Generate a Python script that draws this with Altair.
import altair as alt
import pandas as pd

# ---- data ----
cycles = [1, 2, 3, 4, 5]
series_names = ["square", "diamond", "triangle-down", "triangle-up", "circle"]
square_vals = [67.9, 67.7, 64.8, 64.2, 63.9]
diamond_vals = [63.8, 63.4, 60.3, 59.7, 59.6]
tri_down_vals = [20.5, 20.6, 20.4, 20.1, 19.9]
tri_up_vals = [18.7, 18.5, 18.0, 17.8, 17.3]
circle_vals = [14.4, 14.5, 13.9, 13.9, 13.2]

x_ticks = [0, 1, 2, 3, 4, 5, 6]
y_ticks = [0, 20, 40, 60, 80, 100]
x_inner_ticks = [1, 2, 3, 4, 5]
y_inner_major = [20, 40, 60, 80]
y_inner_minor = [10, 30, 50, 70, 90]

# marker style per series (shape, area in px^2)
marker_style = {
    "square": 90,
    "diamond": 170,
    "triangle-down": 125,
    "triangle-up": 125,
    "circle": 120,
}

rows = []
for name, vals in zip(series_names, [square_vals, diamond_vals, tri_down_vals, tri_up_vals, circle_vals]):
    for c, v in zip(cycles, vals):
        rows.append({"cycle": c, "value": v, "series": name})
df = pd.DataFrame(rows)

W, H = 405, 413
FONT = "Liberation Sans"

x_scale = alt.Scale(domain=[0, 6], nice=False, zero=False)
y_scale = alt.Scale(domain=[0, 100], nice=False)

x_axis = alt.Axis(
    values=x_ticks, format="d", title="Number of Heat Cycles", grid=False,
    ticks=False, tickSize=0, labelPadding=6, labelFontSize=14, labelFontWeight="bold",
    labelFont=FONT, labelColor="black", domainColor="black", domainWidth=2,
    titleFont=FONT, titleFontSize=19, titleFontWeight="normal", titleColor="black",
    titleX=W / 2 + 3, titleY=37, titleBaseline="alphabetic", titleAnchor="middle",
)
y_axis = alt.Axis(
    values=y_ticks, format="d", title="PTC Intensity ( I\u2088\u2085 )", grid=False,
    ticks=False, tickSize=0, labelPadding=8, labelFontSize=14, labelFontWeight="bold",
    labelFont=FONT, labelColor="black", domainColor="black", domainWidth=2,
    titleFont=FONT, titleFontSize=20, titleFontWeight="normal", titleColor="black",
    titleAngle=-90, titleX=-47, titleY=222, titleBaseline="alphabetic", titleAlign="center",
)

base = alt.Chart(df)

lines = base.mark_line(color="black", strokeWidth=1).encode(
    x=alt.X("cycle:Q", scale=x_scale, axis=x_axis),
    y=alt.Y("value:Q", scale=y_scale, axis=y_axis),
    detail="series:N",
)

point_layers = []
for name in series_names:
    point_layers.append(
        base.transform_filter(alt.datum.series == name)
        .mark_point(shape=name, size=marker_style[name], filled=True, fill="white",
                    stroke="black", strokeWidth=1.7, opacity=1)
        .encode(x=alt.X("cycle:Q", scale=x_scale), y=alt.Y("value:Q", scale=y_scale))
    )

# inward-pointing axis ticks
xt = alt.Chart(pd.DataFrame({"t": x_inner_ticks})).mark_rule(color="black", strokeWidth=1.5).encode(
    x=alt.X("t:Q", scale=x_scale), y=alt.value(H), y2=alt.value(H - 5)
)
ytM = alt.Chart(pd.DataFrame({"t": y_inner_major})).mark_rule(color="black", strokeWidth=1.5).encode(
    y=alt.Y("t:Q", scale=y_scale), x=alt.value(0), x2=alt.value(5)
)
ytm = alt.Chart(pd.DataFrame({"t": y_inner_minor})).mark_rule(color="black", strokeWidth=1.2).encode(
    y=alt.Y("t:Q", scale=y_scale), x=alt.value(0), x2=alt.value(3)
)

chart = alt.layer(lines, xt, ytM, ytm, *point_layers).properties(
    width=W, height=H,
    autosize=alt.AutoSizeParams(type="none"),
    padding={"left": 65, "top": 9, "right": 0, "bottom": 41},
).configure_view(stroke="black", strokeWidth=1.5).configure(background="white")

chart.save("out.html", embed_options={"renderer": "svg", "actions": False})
---
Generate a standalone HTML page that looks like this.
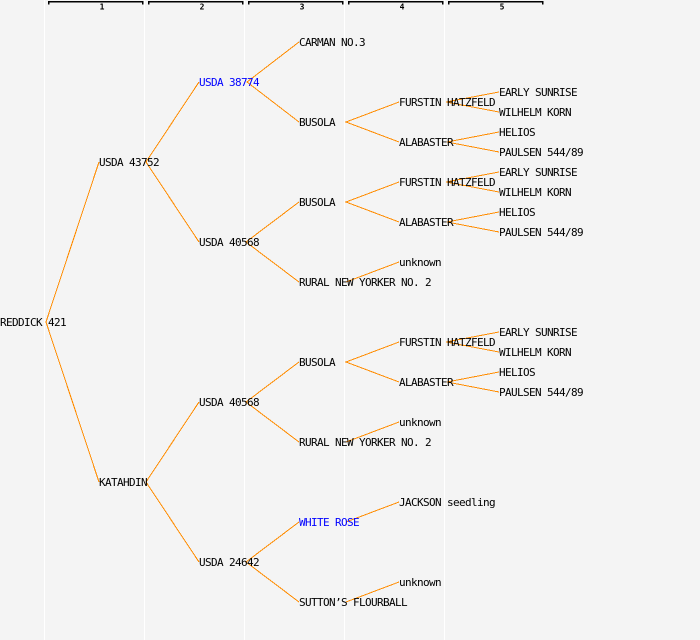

- _TASK REQUIREMENTS_
Among the lines above, find the one with "Generate a Python" and the one with "y_inner_minor = [10, 30, 50, 70, 90]". Quote both and everything between them, exactly.

- _SOLUTION_
Generate a Python script that draws this with Altair.
import altair as alt
import pandas as pd

# ---- data ----
cycles = [1, 2, 3, 4, 5]
series_names = ["square", "diamond", "triangle-down", "triangle-up", "circle"]
square_vals = [67.9, 67.7, 64.8, 64.2, 63.9]
diamond_vals = [63.8, 63.4, 60.3, 59.7, 59.6]
tri_down_vals = [20.5, 20.6, 20.4, 20.1, 19.9]
tri_up_vals = [18.7, 18.5, 18.0, 17.8, 17.3]
circle_vals = [14.4, 14.5, 13.9, 13.9, 13.2]

x_ticks = [0, 1, 2, 3, 4, 5, 6]
y_ticks = [0, 20, 40, 60, 80, 100]
x_inner_ticks = [1, 2, 3, 4, 5]
y_inner_major = [20, 40, 60, 80]
y_inner_minor = [10, 30, 50, 70, 90]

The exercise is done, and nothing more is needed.